Mike Griffin

Commenting Regexes

#programming

Regexes are really useful but as the old saying goes:

Some people, when confronted with a problem, think “I know, I’ll use regular expressions.” Now they have two problems.

One of the issues that I have with them is that sometimes they can take a bit of testing to get them to work. When you come back to them after a while, it’s like looking at hieroglyphics, with little chance of understanding them again.

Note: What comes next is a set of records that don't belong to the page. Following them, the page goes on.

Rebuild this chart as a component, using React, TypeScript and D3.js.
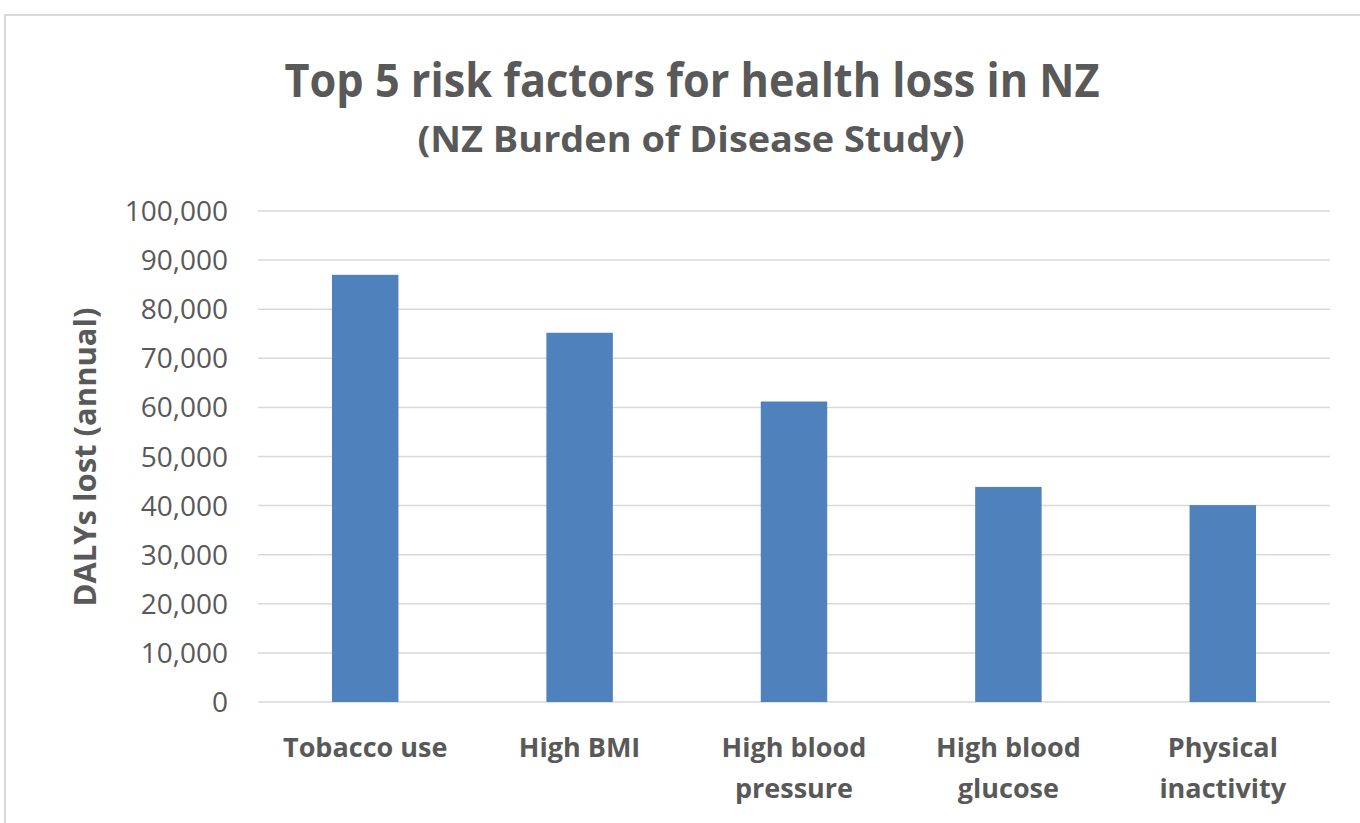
import React from 'react';
import * as d3 from 'd3';

const categories = [['Tobacco use'], ['High BMI'], ['High blood', 'pressure'], ['High blood', 'glucose'], ['Physical', 'inactivity']];
const dalys = [87000, 75200, 61200, 43800, 40100];
const yTicks = [0, 10000, 20000, 30000, 40000, 50000, 60000, 70000, 80000, 90000, 100000];

const width = 1360;
const height = 823;
const margin = { top: 211, right: 30, bottom: 121, left: 258 };
const font = '"Open Sans", "DejaVu Sans", sans-serif';
const grey = '#595959';

export default function App() {
    const innerW = width - margin.left - margin.right;
    const innerH = height - margin.top - margin.bottom;

    const x = d3.scaleBand()
        .domain(categories.map((c, i) => String(i)))
        .range([0, innerW])
        .paddingInner(0.69)
        .paddingOuter(0.345);

    const y = d3.scaleLinear().domain([0, 100000]).range([innerH, 0]);
    const fmt = d3.format(',');

    return (
        <svg width={width} height={height} style={{ position: 'absolute', left: 0, top: 0, background: '#fff' }}>
            {/* frame */}
            <rect x={5} y={15} width={width + 10} height={height + 10} fill="none" stroke="#d9d9d9" strokeWidth={2} />

            <text x={692} y={97} textAnchor="middle" fontFamily={font} fontWeight="bold" fontSize={46} fill={grey}
                textLength={815} lengthAdjust="spacingAndGlyphs">
                Top 5 risk factors for health loss in NZ
            </text>
            <text x={691} y={152} textAnchor="middle" fontFamily={font} fontWeight="bold" fontSize={35} fill={grey}
                textLength={547} lengthAdjust="spacingAndGlyphs">
                (NZ Burden of Disease Study)
            </text>

            <text transform={`translate(96,457) rotate(-90)`} textAnchor="middle" fontFamily={font} fontWeight="bold"
                fontSize={30} fill={grey} textLength={299} lengthAdjust="spacingAndGlyphs">
                DALYs lost (annual)
            </text>

            <g transform={`translate(${margin.left},${margin.top})`}>
                {yTicks.map(t => (
                    <g key={t} transform={`translate(0,${y(t)})`}>
                        <line x1={0} x2={innerW} stroke="#d9d9d9" strokeWidth={1.5} />
                        <text x={-30} dy="0.36em" textAnchor="end" fontFamily={font} fontSize={28} fill={grey}>
                            {fmt(t)}
                        </text>
                    </g>
                ))}

                {dalys.map((v, i) => (
                    <rect key={i} x={x(String(i))} y={y(v)} width={x.bandwidth()} height={innerH - y(v)} fill="#4f81bd" />
                ))}

                {categories.map((lines, i) => (
                    <text key={i} x={(x(String(i)) || 0) + x.bandwidth() / 2} y={innerH + 55} textAnchor="middle"
                        fontFamily={font} fontWeight="bold" fontSize={27} fill={grey}>
                        {lines.map((l, j) => (
                            <tspan key={j} x={(x(String(i)) || 0) + x.bandwidth() / 2} dy={j === 0 ? 0 : 41}>{l}</tspan>
                        ))}
                    </text>
                ))}
            </g>
        </svg>
    );
}
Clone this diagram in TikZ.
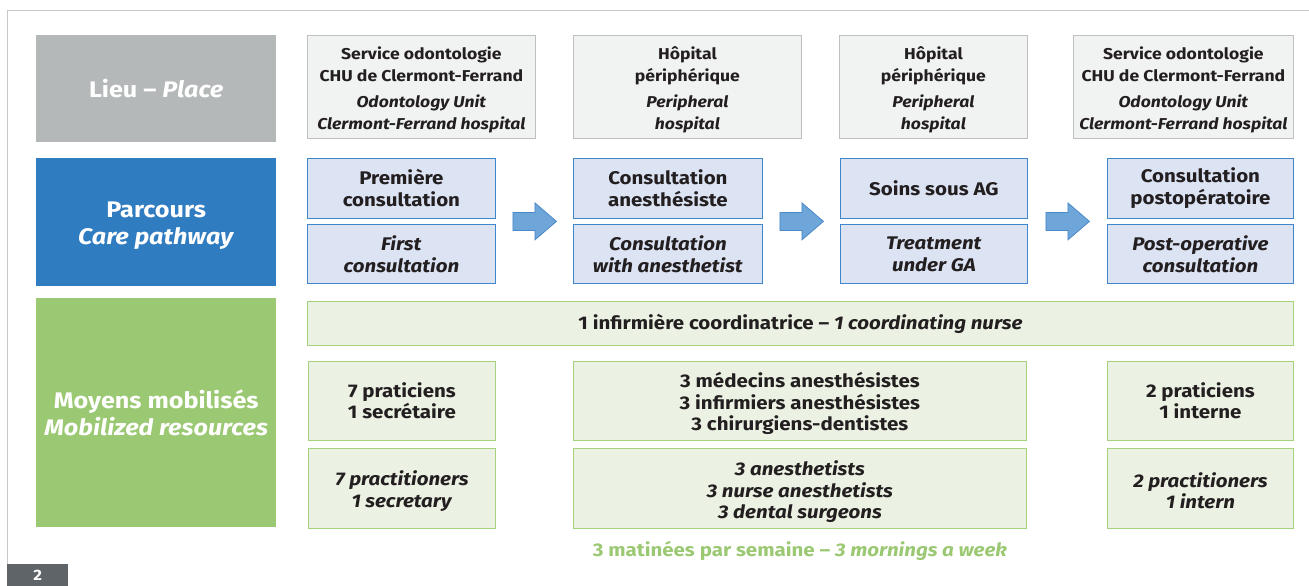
\documentclass[tikz,border=0pt]{standalone}
\usepackage{fontspec}
\setmainfont{Fira Sans}[FakeStretch=1.12]
\usetikzlibrary{calc}
\definecolor{txt}{HTML}{231F20}
\definecolor{lieucol}{HTML}{B5B8B9}
\definecolor{parcol}{HTML}{2F7CC1}
\definecolor{moycol}{HTML}{9BC872}
\definecolor{placefill}{HTML}{F1F2F2}
\definecolor{placeline}{HTML}{BDBFC0}
\definecolor{pfill}{HTML}{DCE3F3}
\definecolor{pline}{HTML}{3F86CB}
\definecolor{arrfill}{HTML}{6FA6DA}
\definecolor{arrline}{HTML}{4A88C8}
\definecolor{mfill}{HTML}{EBF1E3}
\definecolor{mline}{HTML}{A6D27E}
\definecolor{framecol}{HTML}{C8C8C8}
\definecolor{badge}{HTML}{5F6469}
\begin{document}
\begin{tikzpicture}[x=1pt,y=-1pt,
  hdr/.style={rectangle, anchor=north west, inner sep=0pt, text=white, align=center,
    minimum width=240pt, font=\bfseries\fontsize{22.5}{27}\selectfont},
  placebox/.style={rectangle, anchor=north west, inner sep=0pt, draw=placeline, fill=placefill,
    line width=0.8pt, text=txt, align=center, minimum height=103pt,
    font=\bfseries\fontsize{15.7}{22}\selectfont},
  pbox/.style={rectangle, anchor=north west, inner sep=0pt, draw=pline, fill=pfill,
    line width=0.8pt, text=txt, align=center,
    font=\bfseries\fontsize{18.3}{22}\selectfont},
  mbox/.style={rectangle, anchor=north west, inner sep=0pt, draw=mline, fill=mfill,
    line width=0.8pt, text=txt, align=center,
    font=\bfseries\fontsize{18.3}{21.5}\selectfont},
  bigarrow/.style={draw=arrline, fill=arrfill, line width=0.8pt, line join=miter}
]
\useasboundingbox (0,0) rectangle (1309,586);
% frame
\draw[framecol, line width=0.8pt] (7,564) -- (7,10) -- (1309,10);
\node[rectangle, anchor=north west, fill=badge, minimum width=61pt, minimum height=22pt,
  inner sep=0pt, text=white, font=\bfseries\fontsize{15}{15}\selectfont] (page) at (7,564) {2};

% left headers
\node[hdr, fill=lieucol, minimum height=107pt] (lieu) at (36,35) {Lieu -- \textit{Place}};
\node[hdr, fill=parcol, minimum height=128pt] (parcours) at (36,158) {\rule{0pt}{23pt}Parcours\\\textit{Care pathway}};
\node[hdr, fill=moycol, minimum height=229pt] (moyens) at (36,298) {Moyens mobilisés\\\textit{Mobilized resources}};

% places
\node[placebox, minimum width=228pt] (pl1) at (307,35)
  {\rule{0pt}{19pt}Service odontologie\\CHU de Clermont-Ferrand\\[4pt]\textit{Odontology Unit}\\\textit{Clermont-Ferrand hospital}};
\node[placebox, minimum width=228pt] (pl2) at (573,35)
  {\rule{0pt}{18.5pt}Hôpital\\périphérique\\[4pt]\textit{Peripheral}\\\textit{hospital}};
\node[placebox, minimum width=188pt] (pl3) at (839,35)
  {\rule{0pt}{18.5pt}Hôpital\\périphérique\\[4pt]\textit{Peripheral}\\\textit{hospital}};
\node[placebox, minimum width=220pt] (pl4) at (1073,35)
  {\rule{0pt}{19pt}Service odontologie\\CHU de Clermont-Ferrand\\[4pt]\textit{Odontology Unit}\\\textit{Clermont-Ferrand hospital}};

% pathway
\node[pbox, minimum width=188pt, minimum height=60pt] (c1) at (307,158) {Première\\consultation};
\node[pbox, minimum width=188pt, minimum height=59pt] (e1) at (307,224) {\textit{First}\\\textit{consultation}};
\node[pbox, minimum width=189pt, minimum height=60pt] (c2) at (573,158) {Consultation\\anesthésiste};
\node[pbox, minimum width=189pt, minimum height=59pt] (e2) at (573,224) {\textit{Consultation}\\\textit{with anesthetist}};
\node[pbox, minimum width=187pt, minimum height=60pt] (c3) at (840,158) {Soins sous AG};
\node[pbox, minimum width=187pt, minimum height=59pt] (e3) at (840,224) {\textit{Treatment}\\\textit{under GA}};
\node[pbox, minimum width=186pt, minimum height=60pt] (c4) at (1107,158) {Consultation\\postopératoire};
\node[pbox, minimum width=186pt, minimum height=59pt] (e4) at (1107,224) {\textit{Post-operative}\\\textit{consultation}};

\foreach \a/\b/\g in {c1/e2/g1, c2/e3/g2, c3/e4/g3}{
  \coordinate (\g) at ($(\a.south east)!0.5!(\b.north west)$);
  \draw[bigarrow] ($(\g)+(-21.5,-9)$) -- ($(\g)+(0.5,-9)$) -- ($(\g)+(0.5,-18.5)$)
    -- ($(\g)+(22,0)$) -- ($(\g)+(0.5,18.5)$) -- ($(\g)+(0.5,9)$) -- ($(\g)+(-21.5,9)$) -- cycle;
}

% resources
\node[mbox, minimum width=986pt, minimum height=44pt] (nurse) at (307,301)
  {1 infirmière coordinatrice -- \textit{1 coordinating nurse}};
\node[mbox, minimum width=187pt, minimum height=79pt] (r1) at (308,361) {7 praticiens\\1 secrétaire};
\node[mbox, minimum width=187pt, minimum height=80pt] (s1) at (308,448) {\rule{0pt}{20pt}\textit{7 practitioners}\\\textit{1 secretary}};
\node[mbox, minimum width=453pt, minimum height=79pt] (r2) at (573,361)
  {\rule{0pt}{20.5pt}3 médecins anesthésistes\\3 infirmiers anesthésistes\\3 chirurgiens-dentistes};
\node[mbox, minimum width=453pt, minimum height=80pt] (s2) at (573,448)
  {\rule{0pt}{21.5pt}\textit{3 anesthetists}\\\textit{3 nurse anesthetists}\\\textit{3 dental surgeons}};
\node[mbox, minimum width=186pt, minimum height=79pt] (r3) at (1107,361) {2 praticiens\\1 interne};
\node[mbox, minimum width=186pt, minimum height=80pt] (s3) at (1107,448) {\rule{0pt}{20pt}\textit{2 practitioners}\\\textit{1 intern}};

\node[text=moycol, font=\bfseries\fontsize{18.3}{20}\selectfont, anchor=center] (week)
  at ($(s2.south)+(0,22)$) {3 matinées par semaine -- \textit{3 mornings a week}};
\end{tikzpicture}
\end{document}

To try and combat this, I’ve been commenting my regexes over multiple lines, like this:

$findGRpattern = "/\b".          # start the search on a word boundary
                 "(?<![.])".     # a negative lookbehind to exclude numbers with decimal places
                 "(".            # start the capture
                 "[A-HJ-Z]?".    # an optional capital letter that is not an I
                 "\d{3,5}".      # 3, 4, or 5 numbers
                 "\s?".          # an optional space
                 "\d{3,5}".      # another 3, 4, or 5 numbers
                 ")".            # stop the capture
                 "[A-Z]?".       # an optional capital letter
                 "\b/";          # finish the search at a word boundary

I’ve broken each section of the regex up onto its own line and added a short comment about what it is supposed to do. I’ve found that this helps when I come back and have to debug or add something into the regex at a later stage.

How do you go about making your regexes future friendly?